Holter Monitoring


A Holter monitor, also known as ambulatory electrocardiography, is a machine that continuously records the heart’s rhythms.   Holter monitoring determines how the heart responds to normal activity.

The monitor can also be used:

  • When starting a new heart medicine
  • After a heart attack
  • To diagnose heart rhythm problems

It can also be used to diagnose:

  • Atrial fibrillation/flutter
  • Multifocal atrial tachycardia
  • Paroxysmal supraventricular tachycardia
  • Palpitations
  • Reasons for fainting

We may also order a Holter monitor if you have a heart condition that increases your risk of an abnormal heart rhythm, such as hypertrophic cardiomyopathy. We may suggest you wear a Holter monitor for a day, even if you haven’t had any symptoms of an abnormal heartbeat.

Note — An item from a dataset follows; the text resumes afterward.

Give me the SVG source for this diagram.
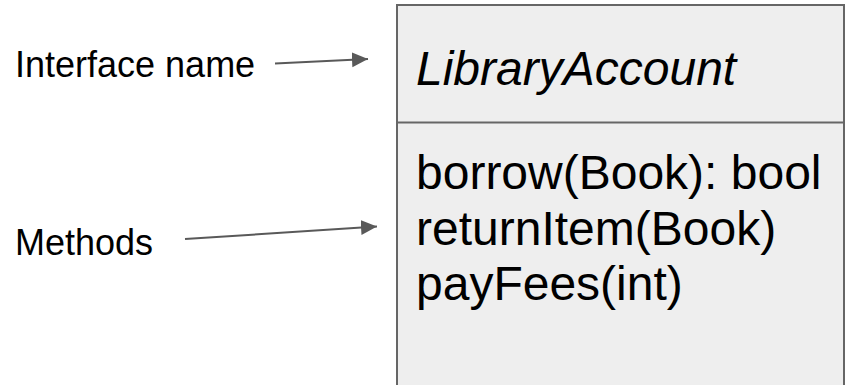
<svg xmlns="http://www.w3.org/2000/svg" width="845" height="385" viewBox="0 0 845 385">
  <style>
    .lbl { font-family: "Liberation Sans", Arial, sans-serif; font-size: 36px; fill: #000; }
    .box { fill: #eeeeee; stroke: #666666; stroke-width: 2; }
    .txt { font-family: "Liberation Sans", Arial, sans-serif; font-size: 48px; fill: #000; }
    .conn { stroke: #595959; stroke-width: 2; fill: none; marker-end: url(#arrow); }
  </style>
  <defs>
    <marker id="arrow" markerUnits="userSpaceOnUse" markerWidth="18" markerHeight="16" refX="16" refY="7.5" orient="auto">
      <path d="M0,0 L16,7.5 L0,15 Z" fill="#595959"/>
    </marker>
  </defs>
  <rect width="845" height="385" fill="#ffffff"/>
  <g id="interface-box">
    <rect class="box" x="397" y="5" width="447" height="390"/>
    <line x1="397" y1="122.5" x2="844" y2="122.5" stroke="#666666" stroke-width="2"/>
    <text class="txt" x="416" y="85" font-style="italic">LibraryAccount</text>
    <text class="txt" x="416" y="189">borrow(Book): bool</text>
    <text class="txt" x="416" y="245">returnItem(Book)</text>
    <text class="txt" x="416" y="300">payFees(int)</text>
  </g>
  <g id="label-interface-name">
    <text class="lbl" x="15" y="77">Interface name</text>
  </g>
  <g id="label-methods">
    <text class="lbl" x="15" y="255">Methods</text>
  </g>
  <g id="connectors">
    <line class="conn" x1="275" y1="63.5" x2="368" y2="59"/>
    <line class="conn" x1="185" y1="239" x2="377" y2="226.5"/>
  </g>
</svg>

The monitor is usually worn for 24 hours during normal activity. A nurse will attach electrodes (small conducting patches) to your chest and connect them to a small recording monitor. You will carry the Holter monitor in a pocket or in a small pouch worn around your neck or waist. The monitor is battery operated.

While you wear the monitor, it records your heart’s electrical activity. You should keep a diary of what activities you perform while wearing the monitor. After 24-hours, return the monitor to your heart our office. Dr. Popper will look at the records and see if there have been any irregular heart rhythms.